In The Knight’s Tale, the knight posits to us a question: Which is worse – being imprisoned, only to see your beloved from your small window, or being set free but never being able to see your beloved again? At first, I dismissed this question completely. If you know anything about this knight in Geoffrey Chaucer’s famous frame narrative, you’ll know that he’s arrogant, determined to tell the best story, as is determined by the structure of famous, classical, scholarly epics. I thought to myself, “Well, both answers are horrible. This is a stupid question.” This philosophical inquiry could only exist to make the knight seem learned in the ways of the “art of thinking.” That’s the only function of this ridiculous, depressing dilemma.
But then, this question began to haunt me. It seemed like there was no possible answer to the men’s plight. But, as I continued to think through this dilemma, I related it to my own long-term, long distance relationship, one with no end to this distance in sight.

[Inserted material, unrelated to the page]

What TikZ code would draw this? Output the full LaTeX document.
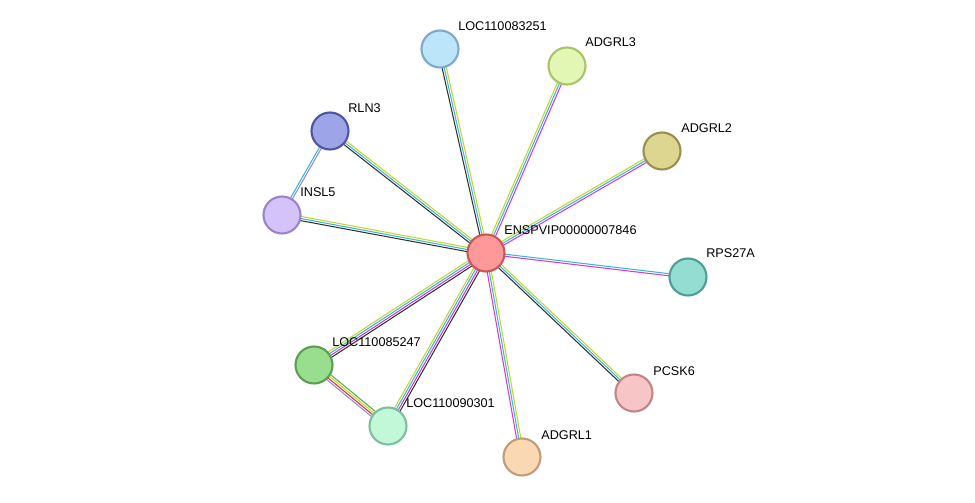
\documentclass[tikz,border=0pt]{standalone}
\usepackage{fontspec}
\setmainfont{Liberation Sans}
\usetikzlibrary{calc}
\pgfdeclarelayer{bg}
\pgfsetlayers{bg,main}

\definecolor{txt}{HTML}{C4D42A}
\definecolor{db}{HTML}{3AB8DA}
\definecolor{coex}{HTML}{333333}
\definecolor{expm}{HTML}{D23CD2}
\definecolor{cooc}{HTML}{8E8AE8}
\definecolor{fus}{HTML}{E03030}
\definecolor{nbh}{HTML}{4FB04F}

\definecolor{fenspv}{HTML}{FF9999}\definecolor{denspv}{HTML}{CC5555}
\definecolor{floc251}{HTML}{BDE5FA}\definecolor{dloc251}{HTML}{7FA8C9}
\definecolor{fadgrl3}{HTML}{E2F7B3}\definecolor{dadgrl3}{HTML}{A6C46A}
\definecolor{fadgrl2}{HTML}{DCD690}\definecolor{dadgrl2}{HTML}{999050}
\definecolor{frps27a}{HTML}{93DDD2}\definecolor{drps27a}{HTML}{4E9E96}
\definecolor{fpcsk6}{HTML}{F7C5C5}\definecolor{dpcsk6}{HTML}{C08585}
\definecolor{fadgrl1}{HTML}{FBD8B4}\definecolor{dadgrl1}{HTML}{C09C7A}
\definecolor{floc301}{HTML}{C2F7D7}\definecolor{dloc301}{HTML}{7BC09A}
\definecolor{floc247}{HTML}{99DD8F}\definecolor{dloc247}{HTML}{5A9E50}
\definecolor{finsl5}{HTML}{D4C3FA}\definecolor{dinsl5}{HTML}{9A84C8}
\definecolor{frln3}{HTML}{9DA4E8}\definecolor{drln3}{HTML}{4F55A0}

\tikzset{
  prot/.style={circle, draw=d#1, fill=f#1, line width=1.2pt, minimum size=0.74cm, inner sep=0pt},
  plabel/.style={font=\fontsize{7.2}{8}\selectfont, anchor=base west, inner sep=0pt}
}

% parallel evidence lines between two proteins
\newcommand\strlink[3]{%
  \foreach \c/\o in {#3}{%
    \draw[\c, line width=0.6pt] ($(#1.center)!\o pt!90:(#2.center)$) -- ($(#2.center)!\o pt!-90:(#1.center)$);
  }}

\begin{document}
\begin{tikzpicture}[x=0.02cm, y=-0.02cm]
    \useasboundingbox (0,0) rectangle (975,503);

    \node[prot=enspv] (enspv) at (486,253) {};
    \node[prot=loc251] (loc251) at (440,49) {};
    \node[prot=adgrl3] (adgrl3) at (567,66) {};
    \node[prot=adgrl2] (adgrl2) at (662,151) {};
    \node[prot=rps27a] (rps27a) at (688,277) {};
    \node[prot=pcsk6] (pcsk6) at (634,393) {};
    \node[prot=adgrl1] (adgrl1) at (522,457) {};
    \node[prot=loc301] (loc301) at (388,426) {};
    \node[prot=loc247] (loc247) at (314,365) {};
    \node[prot=insl5] (insl5) at (282,215) {};
    \node[prot=rln3] (rln3) at (330,131) {};

    \node[plabel] (tenspv) at (504,235) {ENSPVIP00000007846};
    \node[plabel] (tloc251) at (458,31) {LOC110083251};
    \node[plabel] (tadgrl3) at (585,47) {ADGRL3};
    \node[plabel] (tadgrl2) at (681,133) {ADGRL2};
    \node[plabel] (trps27a) at (706,258) {RPS27A};
    \node[plabel] (tpcsk6) at (653,376) {PCSK6};
    \node[plabel] (tadgrl1) at (541,440) {ADGRL1};
    \node[plabel] (tloc301) at (406,408) {LOC110090301};
    \node[plabel] (tloc247) at (332,347) {LOC110085247};
    \node[plabel] (tinsl5) at (300,197) {INSL5};
    \node[plabel] (trln3) at (348,113) {RLN3};

    \begin{pgfonlayer}{bg}
    \strlink{enspv}{loc251}{txt/-1.2, db/0, coex/1.2}
    \strlink{enspv}{adgrl3}{expm/-1.2, db/0, txt/1.2}
    \strlink{enspv}{adgrl2}{expm/-1.2, db/0, txt/1.2}
    \strlink{enspv}{rps27a}{expm/-0.6, db/0.6}
    \strlink{enspv}{pcsk6}{txt/1.2, db/0, coex/-1.2}
    \strlink{enspv}{adgrl1}{expm/-1.2, db/0, txt/1.2}
    \strlink{enspv}{loc301}{txt/-1.8, db/-0.6, expm/0.6, coex/1.8}
    \strlink{enspv}{loc247}{txt/-1.8, db/-0.6, expm/0.6, coex/1.8}
    \strlink{enspv}{insl5}{txt/-1.2, db/0, coex/1.2}
    \strlink{enspv}{rln3}{txt/-1.2, db/0, coex/1.2}
    \strlink{rln3}{insl5}{db/-0.6, cooc/0.6}
    \strlink{loc247}{loc301}{cooc/-1.8, fus/-0.6, txt/0.6, nbh/1.8}
    \end{pgfonlayer}
\end{tikzpicture}
\end{document}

After all, Chaucer addresses us in this passage as “you lovers.” Finally, in the context of my own life, I understood the question:
We choose hope. We choose the prison for the sliver of light from the window that warms our cheeks as we look on toward our beloved. We choose the patience and the sacrifice because, ultimately, we choose love. Though these two choices look the same initially – both filled with longing and anguish – I know otherwise. If you truly love someone, you don’t turn your back on them, no matter how difficult the situation. Instead, you grab onto whatever glimmer of hope you can find in the dark prison cell, and you hold on.
After all, it is Palamon who looks on patiently from the shrunken prison window, Palamon who prays to the goddess of love, and Palamon who unites with his beloved in the end. In the end, love wins.
Sure, this story has a few flaws (like can love at first sight be real love, and what about Emilye’s agency in this whole saga anyway?) but, as much as we criticize the satire of this arrogant knight and his clueless misrepresentation of traditional courtly love, I think the knight who tells this tale got one thing right: He chose hope. He chose love.